Si ferma il gioco, il computer traccia la linea e nel giro di pochi secondi arriva il verdetto: fuorigioco o no, la tecnologia non può sbagliare. Troppo bello e trasparente per il pallone. E infatti il calcio (non solo quello italiano) per una volta che ha una regola chiara la vuole cambiare. Nelle ultime settimane si è aperto il dibattito sul cosiddetto “SOAT” (Semi-Automated Offside Technology), ovvero il fuorigioco semiautomatico: la posizione della palla e dei calciatori viene calcolata in tempo quasi reale dal sistema di realtà virtuale ricavato con le immagini delle telecamere presenti nello stadio. Un meccanismo pressoché infallibile che ha eliminato il concetto di arbitrarietà, e quindi quasi del tutto l’errore umano, almeno per quel che riguarda la regola del fuorigioco. Bene, si dirà. Invece no: pure il fuorigioco semiautomatico diventa fonte di polemica. Prima è stata la volta del gol annullato a Lautaro nel derby, poi, ieri, durante Juventus-Fiorentina, è toccato a Vlahovic e Castrovilli, tutti molto simili, cancellati dalla tecnologia, sempre per questioni di centimetri o proprio millimetri, tra recriminazioni reciproche. Poco da dire: anche se solo per un pezzettino di naso o di ginocchio, o un capello come dice Allegri, i giocatori erano oltre la linea. Ma siccome non si può negare l’evidenza (qualche tifoso riesce a fare pure quello), ecco che pur di lamentarsi ci si appella allo spirito del gioco, al fatto che non sarebbe calcio annullare un gol per così poco. Certo, meglio convalidarlo ingiustamente per l’errore o la sudditanza di qualche guardalinee, come accadeva prima.
La regola per come è concepita oggi è pressoché perfetta: potrà essere rigida ma ha il merito di essere oggettiva, non prestarsi in alcun modo alle interpretazioni (e distorsioni) arbitrali. Eppure c’è chi la vorrebbe cambiare. Non sono solo chiacchiere da bar: proprio negli ultimi giorni la FederCalcio ha annunciato di continuare il test di una nuova regola proposta dalla Fifa, che prevede la segnalazione del fuorigioco solo nel caso in cui ci sia una separazione visiva, la cosiddetta “luce”, tra attaccante e difensore, in nome della spettacolarità del gioco. Ci sarebbero insomma solo fuorigioco netti, e non più millimetrici. Questo dovrebbe servire a fermare meno il gioco ed aumentare le occasioni. In realtà è solo il modo migliore per minare una delle poche certezze conquistate dal pallone.
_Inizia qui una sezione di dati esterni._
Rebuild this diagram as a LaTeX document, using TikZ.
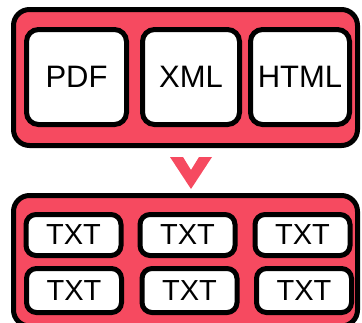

La Figc è all’avanguardia nella sperimentazione tecnica, e questo è uno dei (rari) meriti della nostra Federazione, da sempre in prima linea nell’innovazione, già dai tempi di Tavecchio (l’Italia fu la prima a provare il Var in una gara amichevole internazionale), e adesso con Gravina. Nuovo però non è necessariamente bello e bisogna anche riflettere su come si cambia: la nuova regola del fuorigioco è una delle tante proposte bislacche lanciate dal consigliere della Fifa, Arsene Wenger (ricordate il Mondiale ogni due anni?), e non fa altro che riesumare un vecchio concetto, quello di “luce”, superato vent’anni fa proprio perché generava troppa confusione.
Oggi la tecnologia di permette di stabilire senza margine di errore se un giocatore è oltre la fatidica linea, stoppando sul nascere le polemiche. È chiaro che il SOAT verrebbe utilizzato anche per applicare la nuova regola ma non sarebbe lo stesso: innanzitutto perché il concetto di luce è di per sé più aleatorio; ma diventerebbe totalmente aleatorio senza l’impiego della tecnologia, che non potrà mai essere disponibile su ogni campo di ogni categoria, finendo per generare un calcio di Serie A e uno di Serie B, mentre almeno nello spirito e nelle regole del gioco il pallone dovrebbe cercare di essere universale. Pur di far polemica, ce la prendiamo coi millimetri. Ma perché sminuirne l’importanza. Per un millimetro un bel tiro può andare dentro o fuori, la palla oltrepassare o meno la linea (la Goal-line technology è stata una grande conquista, perché non dovrebbe valere anche per il SOAT), e un giocatore finire in fuorigioco. In fondo, è proprio questo il bello del calcio.